I MUST get back to knitting. Look for a knitting update soon.

I love going out to my barn/workshop on snowy days. It is so cool to work out there and watch the snow fall. I really didn't think we would get snow today.

Thursday, March 08, 2007

The Mannings

Tomorrow I leave for Pennsylvania to attend a color and weave workshop at The Mannings. The special workshop was put together for the Blue Ridge Spinners and Weavers Guild. It should be fun.

I'm a convert! After taking Kati Reeder Meeks workshop I went home and built a trapeze and immediately created a 9.5 yard
tartan warp using Jagger Spun 2/18 100% Superfine Merino 386 ends at 30 epi. I created a similar warp back in September with the help of my DH and it was painful. All the fine threads kept sticking together and little fur balls would build up and the threads would get stuck in the heddles or reed and break.

With the help of the trapeze I was able to dress the loom back-to-front without any assistant and was able to do it quickly.

Winding the warp.
The trapeze is attached to the loom, the rattle is in place and the warp is attached to the rod.
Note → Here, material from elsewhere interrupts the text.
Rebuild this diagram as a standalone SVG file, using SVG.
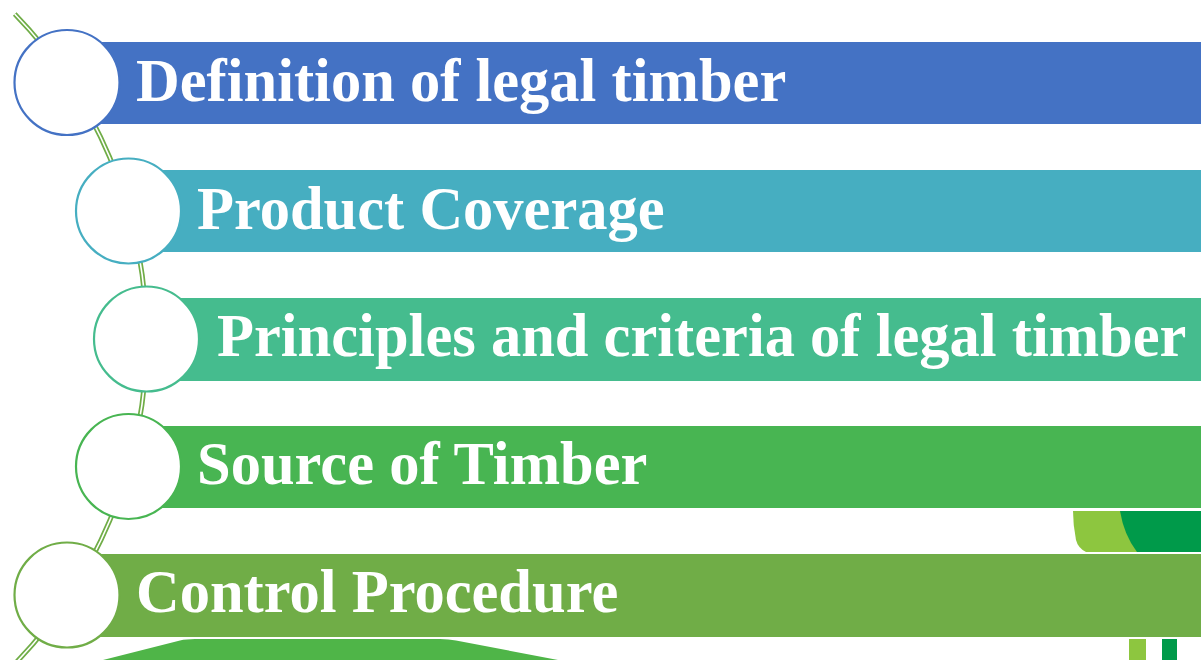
<svg xmlns="http://www.w3.org/2000/svg" width="1201" height="660" viewBox="0 0 1201 660">
<style>
.lbl{font-family:"Liberation Serif","Times New Roman",serif;font-weight:bold;font-size:60.5px;fill:#ffffff}
.ring{fill:#ffffff;stroke-width:2.2}
</style>
<rect x="0" y="0" width="1201" height="660" fill="#ffffff"/>
<g id="decor">
<path d="M1073,511 L1201,511 L1201,552 L1086,552 Q1078,548 1076,540 Q1073,525 1073,511 Z" fill="#8DC63F"/>
<path d="M1120,511 L1201,511 L1201,552 L1137,552 Q1124,535 1120,511 Z" fill="#009A4A"/>
<rect x="1129" y="639" width="17" height="21" fill="#8DC63F"/>
<rect x="1162" y="639" width="15" height="21" fill="#009A4A"/>
<path d="M103,660 L180,640.5 Q186,639 195,639 L440,639 Q449,639 456,640.5 L558,660 Z" fill="#4FB548"/>
</g>
<g id="connectors">
<path d="M14.7,14 A466.5 466.5 0 0 1 14.7,664" fill="none" stroke="#70AD47" stroke-width="5"/>
<path d="M14.7,14 A466.5 466.5 0 0 1 14.7,664" fill="none" stroke="#ffffff" stroke-width="1.6"/>
</g>
<g id="node1">
<rect x="100" y="42" width="1101" height="82" fill="#4472C4"/>
<circle class="ring" cx="67" cy="82.5" r="52.5" stroke="#4472C4"/>
<text class="lbl" x="136" y="101">Definition of legal timber</text>
</g>
<g id="node2">
<rect x="160" y="170" width="1041" height="82" fill="#46AEC1"/>
<circle class="ring" cx="128.5" cy="211" r="52.5" stroke="#46AEC1"/>
<text class="lbl" x="197" y="229">Product Coverage</text>
</g>
<g id="node3">
<rect x="178" y="298" width="1023" height="83" fill="#45BC8E"/>
<circle class="ring" cx="146.5" cy="339" r="52.5" stroke="#45BC8E"/>
<text class="lbl" x="217" y="356">Principles and criteria of legal timber</text>
</g>
<g id="node4">
<rect x="160" y="426" width="1041" height="82" fill="#48B552"/>
<circle class="ring" cx="128.5" cy="466.5" r="52.5" stroke="#48B552"/>
<text class="lbl" x="197" y="484">Source of Timber</text>
</g>
<g id="node5">
<rect x="100" y="554" width="1101" height="83" fill="#70AD47"/>
<circle class="ring" cx="67" cy="595" r="52.5" stroke="#70AD47"/>
<text class="lbl" x="136" y="612">Control Procedure</text>
</g>
</svg>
The warp goes up and over the PVC pipe.

The weights are attached to the other end. Once the warp is cranked on the trapeze is removed and the heddles are threaded.Sleying the reed using an auto-denter.
Time to weave. This tartan is called Sutherland District scarf half sett.If you ever have a chance to take a workshop with Kati, DO IT, you won't be sorry.